>> Start Provided data

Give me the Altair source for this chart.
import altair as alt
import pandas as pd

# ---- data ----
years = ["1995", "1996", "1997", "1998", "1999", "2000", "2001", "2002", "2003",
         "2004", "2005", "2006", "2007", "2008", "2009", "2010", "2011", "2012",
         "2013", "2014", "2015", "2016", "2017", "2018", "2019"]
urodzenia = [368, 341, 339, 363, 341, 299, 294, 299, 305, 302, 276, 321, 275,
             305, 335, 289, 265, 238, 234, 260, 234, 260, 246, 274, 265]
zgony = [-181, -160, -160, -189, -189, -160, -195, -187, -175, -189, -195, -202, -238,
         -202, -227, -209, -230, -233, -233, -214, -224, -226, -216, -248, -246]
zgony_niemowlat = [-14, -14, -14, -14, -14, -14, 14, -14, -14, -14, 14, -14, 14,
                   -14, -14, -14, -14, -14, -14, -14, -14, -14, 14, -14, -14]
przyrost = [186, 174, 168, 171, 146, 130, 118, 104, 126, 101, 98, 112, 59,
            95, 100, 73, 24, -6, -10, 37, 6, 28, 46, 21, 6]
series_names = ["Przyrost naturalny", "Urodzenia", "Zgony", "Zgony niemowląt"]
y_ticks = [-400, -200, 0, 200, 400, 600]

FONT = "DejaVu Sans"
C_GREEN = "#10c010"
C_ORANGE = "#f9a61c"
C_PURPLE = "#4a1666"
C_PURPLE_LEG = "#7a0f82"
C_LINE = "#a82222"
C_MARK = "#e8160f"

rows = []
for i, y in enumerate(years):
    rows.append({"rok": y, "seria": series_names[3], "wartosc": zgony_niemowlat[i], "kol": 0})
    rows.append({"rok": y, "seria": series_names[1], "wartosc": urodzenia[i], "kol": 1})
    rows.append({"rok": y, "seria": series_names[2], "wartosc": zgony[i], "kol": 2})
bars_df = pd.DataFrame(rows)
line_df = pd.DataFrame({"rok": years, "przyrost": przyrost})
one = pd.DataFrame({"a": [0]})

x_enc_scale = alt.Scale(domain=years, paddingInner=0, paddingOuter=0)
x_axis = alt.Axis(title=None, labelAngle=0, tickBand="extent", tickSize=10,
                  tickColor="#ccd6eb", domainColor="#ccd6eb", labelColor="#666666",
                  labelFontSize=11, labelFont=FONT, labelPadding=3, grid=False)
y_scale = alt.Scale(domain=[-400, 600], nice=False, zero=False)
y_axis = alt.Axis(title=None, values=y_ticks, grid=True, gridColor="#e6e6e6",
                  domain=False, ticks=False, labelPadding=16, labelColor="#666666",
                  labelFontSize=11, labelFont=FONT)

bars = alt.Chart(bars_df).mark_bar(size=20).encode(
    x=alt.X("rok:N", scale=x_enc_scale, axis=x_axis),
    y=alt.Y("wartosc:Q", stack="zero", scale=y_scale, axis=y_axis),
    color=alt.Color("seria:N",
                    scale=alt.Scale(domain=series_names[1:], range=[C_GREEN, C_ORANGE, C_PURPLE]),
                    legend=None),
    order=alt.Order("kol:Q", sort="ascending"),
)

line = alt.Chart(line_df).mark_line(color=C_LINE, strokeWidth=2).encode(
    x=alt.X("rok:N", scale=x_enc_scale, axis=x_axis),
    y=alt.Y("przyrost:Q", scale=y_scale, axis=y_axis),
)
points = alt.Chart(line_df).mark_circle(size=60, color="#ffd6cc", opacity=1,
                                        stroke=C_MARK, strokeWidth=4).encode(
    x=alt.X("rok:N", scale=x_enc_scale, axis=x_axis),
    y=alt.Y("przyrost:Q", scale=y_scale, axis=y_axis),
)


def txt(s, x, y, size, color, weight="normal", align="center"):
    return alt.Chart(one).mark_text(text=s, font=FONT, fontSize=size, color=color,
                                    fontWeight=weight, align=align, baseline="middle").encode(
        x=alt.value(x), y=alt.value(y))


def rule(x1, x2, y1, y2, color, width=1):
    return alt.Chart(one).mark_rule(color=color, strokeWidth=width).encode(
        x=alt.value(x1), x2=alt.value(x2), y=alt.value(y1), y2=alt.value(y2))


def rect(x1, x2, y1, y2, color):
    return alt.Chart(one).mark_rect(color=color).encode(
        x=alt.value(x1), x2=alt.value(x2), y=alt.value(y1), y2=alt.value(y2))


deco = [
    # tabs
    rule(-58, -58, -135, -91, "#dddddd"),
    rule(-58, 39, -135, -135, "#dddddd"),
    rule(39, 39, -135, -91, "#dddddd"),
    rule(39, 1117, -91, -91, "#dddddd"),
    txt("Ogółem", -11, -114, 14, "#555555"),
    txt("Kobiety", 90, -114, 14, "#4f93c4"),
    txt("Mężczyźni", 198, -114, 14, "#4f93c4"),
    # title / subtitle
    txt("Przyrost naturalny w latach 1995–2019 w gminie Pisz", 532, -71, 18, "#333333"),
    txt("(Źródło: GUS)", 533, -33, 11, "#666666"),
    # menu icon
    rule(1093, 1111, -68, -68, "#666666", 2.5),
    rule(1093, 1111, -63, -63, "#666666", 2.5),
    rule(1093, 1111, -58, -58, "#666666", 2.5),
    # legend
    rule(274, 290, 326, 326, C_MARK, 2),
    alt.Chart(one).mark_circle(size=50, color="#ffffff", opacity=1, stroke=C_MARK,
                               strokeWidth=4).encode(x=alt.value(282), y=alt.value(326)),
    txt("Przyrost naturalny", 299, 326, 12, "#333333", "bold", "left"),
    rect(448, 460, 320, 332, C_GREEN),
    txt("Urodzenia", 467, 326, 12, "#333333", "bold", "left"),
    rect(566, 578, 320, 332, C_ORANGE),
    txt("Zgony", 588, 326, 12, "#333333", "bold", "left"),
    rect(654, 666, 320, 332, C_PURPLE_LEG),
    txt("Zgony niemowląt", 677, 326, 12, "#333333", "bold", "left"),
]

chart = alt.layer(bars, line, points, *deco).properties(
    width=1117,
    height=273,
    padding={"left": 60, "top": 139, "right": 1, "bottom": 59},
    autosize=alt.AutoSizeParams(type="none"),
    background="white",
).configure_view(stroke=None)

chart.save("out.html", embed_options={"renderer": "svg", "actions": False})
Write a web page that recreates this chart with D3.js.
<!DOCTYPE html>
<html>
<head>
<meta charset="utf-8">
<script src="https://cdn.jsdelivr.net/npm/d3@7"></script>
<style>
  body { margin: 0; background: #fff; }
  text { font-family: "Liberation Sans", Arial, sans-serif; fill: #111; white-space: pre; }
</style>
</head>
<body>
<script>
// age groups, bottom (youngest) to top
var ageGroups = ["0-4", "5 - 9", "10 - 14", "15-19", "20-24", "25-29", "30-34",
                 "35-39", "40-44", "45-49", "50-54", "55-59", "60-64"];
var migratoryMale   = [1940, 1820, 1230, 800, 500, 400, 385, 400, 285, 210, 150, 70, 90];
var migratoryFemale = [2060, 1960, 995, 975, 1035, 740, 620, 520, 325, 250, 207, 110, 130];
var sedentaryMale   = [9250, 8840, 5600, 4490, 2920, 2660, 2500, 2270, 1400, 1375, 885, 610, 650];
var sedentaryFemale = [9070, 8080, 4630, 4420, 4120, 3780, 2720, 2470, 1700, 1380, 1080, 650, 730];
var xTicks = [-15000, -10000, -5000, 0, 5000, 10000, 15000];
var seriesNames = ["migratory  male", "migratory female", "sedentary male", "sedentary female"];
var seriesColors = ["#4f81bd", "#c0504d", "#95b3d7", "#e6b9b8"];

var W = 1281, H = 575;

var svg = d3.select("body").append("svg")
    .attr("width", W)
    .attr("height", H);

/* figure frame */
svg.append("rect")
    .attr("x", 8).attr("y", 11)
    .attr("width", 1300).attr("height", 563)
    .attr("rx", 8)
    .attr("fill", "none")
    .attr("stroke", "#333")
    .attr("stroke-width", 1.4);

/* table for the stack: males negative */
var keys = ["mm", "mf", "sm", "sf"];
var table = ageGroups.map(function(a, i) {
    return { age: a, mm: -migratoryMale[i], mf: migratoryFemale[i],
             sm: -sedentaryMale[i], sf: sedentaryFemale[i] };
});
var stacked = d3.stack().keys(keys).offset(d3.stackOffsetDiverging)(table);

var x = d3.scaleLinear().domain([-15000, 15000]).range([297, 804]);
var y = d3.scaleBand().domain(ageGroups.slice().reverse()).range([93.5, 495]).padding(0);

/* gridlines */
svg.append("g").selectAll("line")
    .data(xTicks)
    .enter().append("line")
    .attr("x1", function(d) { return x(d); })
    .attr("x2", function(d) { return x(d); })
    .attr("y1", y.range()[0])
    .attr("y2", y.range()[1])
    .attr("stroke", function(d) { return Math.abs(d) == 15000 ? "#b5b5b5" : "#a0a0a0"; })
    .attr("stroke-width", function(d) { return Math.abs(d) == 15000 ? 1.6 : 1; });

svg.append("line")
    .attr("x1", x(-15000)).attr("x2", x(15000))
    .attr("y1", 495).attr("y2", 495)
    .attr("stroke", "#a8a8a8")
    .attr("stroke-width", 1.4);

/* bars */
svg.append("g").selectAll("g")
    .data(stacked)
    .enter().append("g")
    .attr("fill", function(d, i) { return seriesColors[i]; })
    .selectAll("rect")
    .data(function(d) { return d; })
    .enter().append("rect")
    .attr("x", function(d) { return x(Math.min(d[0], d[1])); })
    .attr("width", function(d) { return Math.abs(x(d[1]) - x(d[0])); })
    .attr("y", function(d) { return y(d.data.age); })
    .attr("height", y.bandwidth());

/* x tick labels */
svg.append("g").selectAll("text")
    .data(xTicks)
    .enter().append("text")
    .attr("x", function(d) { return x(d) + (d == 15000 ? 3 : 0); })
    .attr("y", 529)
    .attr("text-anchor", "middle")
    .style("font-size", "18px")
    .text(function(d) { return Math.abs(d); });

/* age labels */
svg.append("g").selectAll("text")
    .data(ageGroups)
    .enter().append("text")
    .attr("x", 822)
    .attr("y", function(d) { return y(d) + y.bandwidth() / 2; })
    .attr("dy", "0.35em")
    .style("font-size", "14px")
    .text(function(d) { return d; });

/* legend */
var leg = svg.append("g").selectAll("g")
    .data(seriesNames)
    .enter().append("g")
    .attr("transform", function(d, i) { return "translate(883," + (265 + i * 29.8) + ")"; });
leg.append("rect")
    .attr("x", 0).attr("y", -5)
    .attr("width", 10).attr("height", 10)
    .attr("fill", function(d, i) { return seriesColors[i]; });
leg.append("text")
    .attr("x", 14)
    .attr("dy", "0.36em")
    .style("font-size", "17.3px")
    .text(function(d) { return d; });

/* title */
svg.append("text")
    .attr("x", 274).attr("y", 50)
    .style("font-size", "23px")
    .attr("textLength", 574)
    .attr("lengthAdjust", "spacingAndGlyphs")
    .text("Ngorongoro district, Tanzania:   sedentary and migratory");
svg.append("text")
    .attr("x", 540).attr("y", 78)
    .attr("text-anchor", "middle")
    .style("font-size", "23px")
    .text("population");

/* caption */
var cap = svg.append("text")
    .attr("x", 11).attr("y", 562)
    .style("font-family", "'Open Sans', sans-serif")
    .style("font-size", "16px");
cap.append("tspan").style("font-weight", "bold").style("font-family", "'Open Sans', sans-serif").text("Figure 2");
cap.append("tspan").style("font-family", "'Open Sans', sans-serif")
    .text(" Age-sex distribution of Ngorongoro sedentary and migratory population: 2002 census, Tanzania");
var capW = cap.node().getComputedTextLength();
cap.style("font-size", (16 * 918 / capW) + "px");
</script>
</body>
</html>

>> End Provided data

» **Task directions**
In the listing above, please print only the lines from the first one to the line where "import pandas as pd" appears, exactly as written, both of those lines included.

» **Finished answer**
Give me the Altair source for this chart.
import altair as alt
import pandas as pd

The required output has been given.